Cardiologists Conclude More Austrians Died From Untreated Heart Attacks Than From Covid-19
Collateral damage of lockdown panic
Bernhard Metzler, Peter Siostrzonek, Ronald K Binder, Axel Bauer, Sebastian Johannes Reinstadler. European Heart Journal, April 16
We conducted a nationwide retrospective survey on the impact of COVID-19 on the diagnosis and treatment of acute cornary syndrome (ACS) from 2 to 29 March in Austria.
Of the 19 public primary percutaneous coronary (PCI) centres contacted, 17 (90%) provided the number of admitted patients. During the study period, we observed a significant decline in the number of patients admitted to hospital due to ACS (Figure 1). Comparing the first and last calendar week, there was a relative reduction of 39.4% in admissions for ACS. In detail, from calendar week 10 to calendar week 13, the number of ST-segment elevation myocardial infarction (STEMI) patients admitted to all hospitals was 94, 101, 89, and 70, respectively. The number of non-STEMI patients declined even more markedly from 132 to 110, to 62, and to 67.
Decline of acute coronary syndrome admissions in Austria since the outbreak of COVID-19. The absolute numbers of all ACS (blue bars), STEMI (orange bars), and NSTEMI (grey bars) admissions in Austria from calendar week 10 to calendar week 13 are shown. Abbreviations: STEMI, ST-segment elevation myocardial infarction; NSTEMI, non-ST-segment elevation myocardial infarction.
The main finding of our retrospective observational study is an unexpected major decline in hospital admissions and thus treatment for all subtypes of ACS with the beginning of the COVID-19 outbreak in Austria and subsequent large-scale public health measures such as social distancing, self-isolation, and quarantining.
Several factors might explain this important observation. The rigorous public health measures, which are undoubtedly critical for controlling the COVID-19 pandemic, may unintentionally affect established integrated care systems. Amongst others, patient-related factors could mean that infarct-related symptoms such as chest discomfort and dyspnoea could be misinterpreted as being related to an acute respiratory infection.
Moreover, the strict instructions to stay at home as well as the fear of infection in a medical facility may have further prevented patients with an ACS from going to a hospital.
Irrespective of the causes, the lower rate of admitted and therefore treated patients with ACS is worrisome and we are concerned that this might be accompanied by a substantial increase in early and late infarct-related morbidity and mortality.

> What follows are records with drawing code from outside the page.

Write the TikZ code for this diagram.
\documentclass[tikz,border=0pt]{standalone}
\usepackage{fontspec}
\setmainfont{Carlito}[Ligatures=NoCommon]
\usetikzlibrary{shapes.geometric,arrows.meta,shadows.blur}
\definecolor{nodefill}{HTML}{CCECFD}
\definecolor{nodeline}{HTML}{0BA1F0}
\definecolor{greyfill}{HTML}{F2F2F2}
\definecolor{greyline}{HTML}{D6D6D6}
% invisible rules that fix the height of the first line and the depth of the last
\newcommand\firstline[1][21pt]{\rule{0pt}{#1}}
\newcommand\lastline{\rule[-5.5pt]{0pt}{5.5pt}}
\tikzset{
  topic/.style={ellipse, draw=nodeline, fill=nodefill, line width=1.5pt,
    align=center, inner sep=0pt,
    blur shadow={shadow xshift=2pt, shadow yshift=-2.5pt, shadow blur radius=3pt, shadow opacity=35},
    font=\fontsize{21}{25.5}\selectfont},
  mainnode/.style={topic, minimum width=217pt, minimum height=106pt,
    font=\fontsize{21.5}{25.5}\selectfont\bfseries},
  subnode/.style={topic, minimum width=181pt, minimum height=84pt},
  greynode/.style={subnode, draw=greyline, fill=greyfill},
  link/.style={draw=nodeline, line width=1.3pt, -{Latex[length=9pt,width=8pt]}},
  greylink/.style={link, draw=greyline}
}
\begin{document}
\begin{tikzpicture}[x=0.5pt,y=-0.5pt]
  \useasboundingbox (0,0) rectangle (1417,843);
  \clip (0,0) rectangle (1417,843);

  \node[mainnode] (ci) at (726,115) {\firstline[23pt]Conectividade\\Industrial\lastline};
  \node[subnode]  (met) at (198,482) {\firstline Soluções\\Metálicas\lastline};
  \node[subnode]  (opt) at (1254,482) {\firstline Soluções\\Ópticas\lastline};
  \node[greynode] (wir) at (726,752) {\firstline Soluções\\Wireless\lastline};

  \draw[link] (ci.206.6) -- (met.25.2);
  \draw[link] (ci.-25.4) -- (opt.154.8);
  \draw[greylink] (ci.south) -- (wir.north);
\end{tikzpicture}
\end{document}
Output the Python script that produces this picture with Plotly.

Our study does not provide data on mortality; however, considering the annual incidence of ACS in Austria (200/100 000/year = 17 600/year in 8.8 million habitants)1 and taking into consideration sudden cardiac deaths and silent infarctions (one-third), there will remain ∼1000 ACS cases a month. The difference between the assumed number of ACS patients and the observed number in our study, i.e. 725 ACS patients in calendar weeks 10–13 is 275. According to these assumptions, 275 patients were not treated in March 2020.
Based on data showing that the cardiovascular mortality of untreated ACS patients might be as high as 40% (as it was in the 1950s),2 we can theoretically estimate 110 ACS deaths during this time frame. The number of deaths associated with this unintentional undersupply of guideline-directed ACS management is very alarming, particularly when considering that the official number of COVID-related deaths in Austria was 86 on 29 March.
In conclusion, it seems likely that the COVID-19 outbreak is associated with a significantly lower rate of hospital admissions and thus, albeit unintended, treatment of ACS patients, which is most likely explained by several patient- and system-related factors. Every effort should be undertaken by the cardiology community to minimize the possible cardiac collateral damage caused by COVID-19.
1 Widimsky P, Wijns W, Fajadet J, de Belder M, Knot J, Aaberge L, Andrikopoulos G, Baz JA, Betriu A, Claeys M, Danchin N, Djambazov S, Erne P, Hartikainen J, Huber K, Kala P, Klinceva M, Kristensen SD, Ludman P, Ferre JM, Merkely B, Milicic D, Morais J, Noc M, Opolski G, Ostojic M, Radovanovic D, De Servi S, Stenestrand U, Studencan M, Tubaro M, Vasiljevic Z, Weidinger F, Witkowski A, Zeymer U; European Association for Percutaneous Cardiovascular Interventions. Reperfusion therapy for ST elevation acute myocardial infarction in Europe: description of the current situation in 30 coutries. Eur Heart J 2010;31:943–957.
2 Luscher T, Obeid S. From Eisenhower’s heart attack to modern management: a true success story! Eur Heart J 2017;38:3066–3069.